国立大附属校にいじめ重大事態への対応徹底求める 文科省が通知

国立大附属校にいじめ重大事態への対応徹底求める 文科省が通知
iStock.com/n
【協賛企画】
広 告

 文科省は7月7日、附属校を置いている国立大の全ての学長に対し、小中学校や高校、特別支援学校で「いじめ防止対策推進法」が規定している「重大事態」が起きた場合、文科省への報告や事実関係の調査といった同法が義務付けている対応を徹底するよう通知した。また、対応に漏れがないことを確認するための「チェックリスト」も作成し、文科省に重大事態の報告を行う際に提出するよう求めた。茨城大教育学部附属小学校で4月、2021年度にいじめが原因で児童が不登校に追い込まれる重大事態が発生していたにもかかわらず、同法で義務付けられた調査を実施していないことが判明するなど、今年度に入って国立大附属校での不適切な対応が相次いで発覚したことを受け、改めて周知する必要があると判断した。
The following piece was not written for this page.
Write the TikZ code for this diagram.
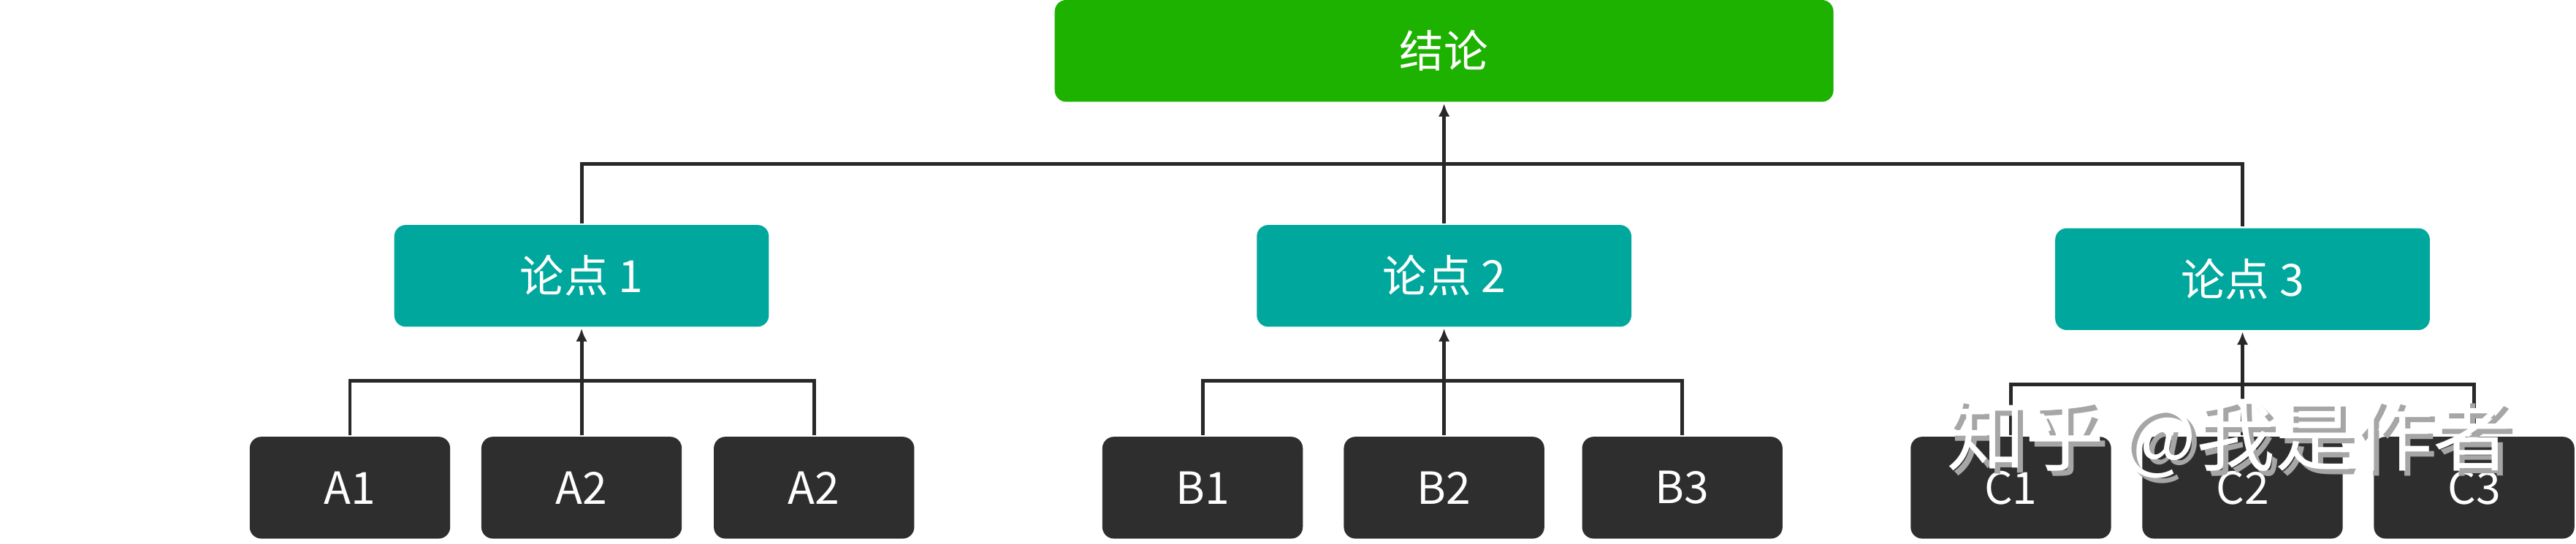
\documentclass[tikz,border=0pt]{standalone}
\usepackage{fontspec}
\setmainfont{Noto Sans CJK SC}
\usetikzlibrary{arrows.meta}
\definecolor{topgreen}{RGB}{29,177,0}
\definecolor{midteal}{RGB}{0,167,157}
\definecolor{leafdark}{RGB}{45,46,45}
\definecolor{linedark}{RGB}{40,40,40}
\tikzset{every picture/.style={line width=2pt}}
\tikzset{
  box/.style={rounded corners=7pt,text=white,inner sep=0pt,font=\fontsize{27}{30}\selectfont},
  topbox/.style={box,fill=topgreen,minimum width=474pt,minimum height=62pt},
  midbox/.style={box,fill=midteal,minimum width=228pt,minimum height=62pt},
  leaf/.style={box,fill=leafdark,minimum width=122pt,minimum height=62pt},
  link/.style={draw=linedark,line width=2.2pt},
  up/.style={link,-{Latex[length=8pt,width=7pt]}}
}
\begin{document}
\begin{tikzpicture}[x=1pt,y=1pt,yscale=-1]
\useasboundingbox (0,0) rectangle (1568,331);

%main nodes
\node[topbox] (concl) at (879,31) {结论};
\node[midbox] (p1) at (354,168) {论点 1};
\node[midbox] (p2) at (879,168) {论点 2};
\node[midbox] (p3) at (1365,170) {论点 3};

%leaves
\node[leaf] (a1) at (213,297) {A1};
\node[leaf] (a2) at (354,297) {A2};
\node[leaf] (a3) at (495.5,297) {A2};
\node[leaf] (b1) at (732,297) {B1};
\node[leaf] (b2) at (879,297) {B2};
\node[leaf] (b3) at (1024,297) {B3};
\node[leaf] (c1) at (1224,297) {C1};
\node[leaf] (c2) at (1365,297) {C2};
\node[leaf] (c3) at (1506,297) {C3};

%junctions
\coordinate (jtop) at (879,100);
\coordinate (ja) at (354,232);
\coordinate (jb) at (879,232);
\coordinate (jc) at (1365,234);

%connectors
\draw[up] (p2.north) -- (concl.south);
\draw[link] (p1.north) |- (jtop) -- (jtop -| p3.north) -- (p3.north);

\draw[up] (a2.north) -- (p1.south);
\draw[link] (a1.north) |- (ja) -| (a3.north);
\draw[up] (b2.north) -- (p2.south);
\draw[link] (b1.north) |- (jb) -| (b3.north);
\draw[up] (c2.north) -- (p3.south);
\draw[link] (c1.north) |- (jc) -| (c3.north);

%watermark
\node[text=black!35,font=\fontsize{48}{52}\selectfont] (wmshadow) at (1360,270) {知乎 @我是作者};
\node[text=white,font=\fontsize{48}{52}\selectfont] (wm) at (1357,267) {知乎 @我是作者};
\end{tikzpicture}
\end{document}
 文科省によると、茨城大教育学部附属小学校では21年度、いじめが原因で児童が不登校になった。いじめ防止対策推進法は、被害者が不登校に追い込まれるケースを重大事態と位置付け、国立大附属校の場合は文科相に報告するとともに、事実関係などを調査するよう義務付けている。だが、茨城大は4月に毎日新聞が報道するまで、こうした対応を怠っていた。

 また、東京学芸大附属大泉小学校でも6月、いじめを認知した学級担任が約半年間にわたって管理職への報告を怠るなど不適切な対応をしていたことが明らかになった。その後、被害者とされる児童は不登校になっており、同学は重大事態と認定して調査を進めている。

 相次ぐ問題を受け、文科省の通知は「いじめ対応に当たっては、1人の教職員が抱え込むのではなく、学校が一丸となって組織的に早期発見・早期対応に努め、いじめを受けた児童・生徒を徹底して守り通すことが重要」と指摘。各学長に対し、重大事態が起きた場合はいじめ防止対策推進法に加え、国が定めた基本方針やガイドラインに沿った対応を附属校の全ての教職員に徹底させるよう求めた。さらに、校内のいじめ対策組織などが形骸化していないかどうかを定期的に確認し、必要に応じて改善を図るなど、学内のガバナンス体制を点検したり、見直したりするよう要請した。

 また、文科省が実施している21年度の「児童・生徒の問題行動・不登校調査」では、国立大附属校はいじめに関する校内研修会を実施したり、いじめ防止のために設置している校内組織を招集したりした学校の割合が低い傾向にあった。このため通知では「地域のモデル校となるべき国立大附属校においては、積極的に防止対策に取り組んでいただきたい」と注文を付けた。